======== PROVIDED DATA
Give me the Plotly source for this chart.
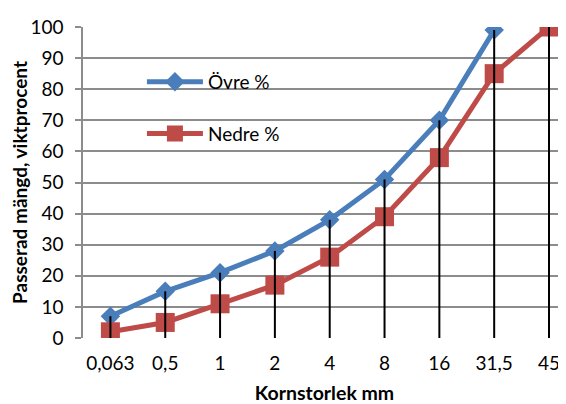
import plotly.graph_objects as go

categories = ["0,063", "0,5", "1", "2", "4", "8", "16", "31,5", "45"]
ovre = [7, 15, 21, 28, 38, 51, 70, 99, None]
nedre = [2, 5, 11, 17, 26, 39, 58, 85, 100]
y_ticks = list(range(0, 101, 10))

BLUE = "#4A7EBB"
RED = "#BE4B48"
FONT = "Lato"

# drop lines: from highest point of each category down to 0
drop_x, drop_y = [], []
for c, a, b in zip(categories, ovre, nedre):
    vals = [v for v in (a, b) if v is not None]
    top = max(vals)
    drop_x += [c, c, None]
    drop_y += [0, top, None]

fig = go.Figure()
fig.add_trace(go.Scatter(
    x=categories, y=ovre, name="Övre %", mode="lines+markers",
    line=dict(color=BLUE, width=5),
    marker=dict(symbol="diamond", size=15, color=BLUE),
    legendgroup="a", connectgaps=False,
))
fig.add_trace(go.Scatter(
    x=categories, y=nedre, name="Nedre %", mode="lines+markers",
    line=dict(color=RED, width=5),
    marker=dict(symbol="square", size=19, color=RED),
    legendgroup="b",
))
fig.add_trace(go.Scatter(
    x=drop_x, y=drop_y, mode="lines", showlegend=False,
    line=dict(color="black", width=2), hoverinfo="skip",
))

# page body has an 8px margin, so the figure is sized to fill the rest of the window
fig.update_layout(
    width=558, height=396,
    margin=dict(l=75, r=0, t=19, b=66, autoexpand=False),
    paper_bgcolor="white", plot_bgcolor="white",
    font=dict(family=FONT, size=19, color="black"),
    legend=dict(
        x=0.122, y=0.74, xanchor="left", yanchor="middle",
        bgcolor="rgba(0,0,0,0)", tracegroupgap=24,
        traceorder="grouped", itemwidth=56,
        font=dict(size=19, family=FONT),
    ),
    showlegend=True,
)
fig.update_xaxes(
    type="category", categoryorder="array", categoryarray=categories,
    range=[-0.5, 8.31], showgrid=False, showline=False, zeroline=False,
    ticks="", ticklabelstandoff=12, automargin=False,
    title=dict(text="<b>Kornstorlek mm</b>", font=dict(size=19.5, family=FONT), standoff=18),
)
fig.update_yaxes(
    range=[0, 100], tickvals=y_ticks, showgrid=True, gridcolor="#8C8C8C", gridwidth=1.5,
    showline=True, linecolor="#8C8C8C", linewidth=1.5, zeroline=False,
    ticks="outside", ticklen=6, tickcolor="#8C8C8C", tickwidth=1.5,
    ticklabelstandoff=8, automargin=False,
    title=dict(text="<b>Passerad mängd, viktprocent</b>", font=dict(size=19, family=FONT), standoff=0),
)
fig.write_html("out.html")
================
**AIM OF THE EXERCISE**
Skip every picture and return the lines above from the top through the one that contains "drop_y += [0, top, None]".

**COMPLETE RESPONSE**
Give me the Plotly source for this chart.
import plotly.graph_objects as go

categories = ["0,063", "0,5", "1", "2", "4", "8", "16", "31,5", "45"]
ovre = [7, 15, 21, 28, 38, 51, 70, 99, None]
nedre = [2, 5, 11, 17, 26, 39, 58, 85, 100]
y_ticks = list(range(0, 101, 10))

BLUE = "#4A7EBB"
RED = "#BE4B48"
FONT = "Lato"

# drop lines: from highest point of each category down to 0
drop_x, drop_y = [], []
for c, a, b in zip(categories, ovre, nedre):
    vals = [v for v in (a, b) if v is not None]
    top = max(vals)
    drop_x += [c, c, None]
    drop_y += [0, top, None]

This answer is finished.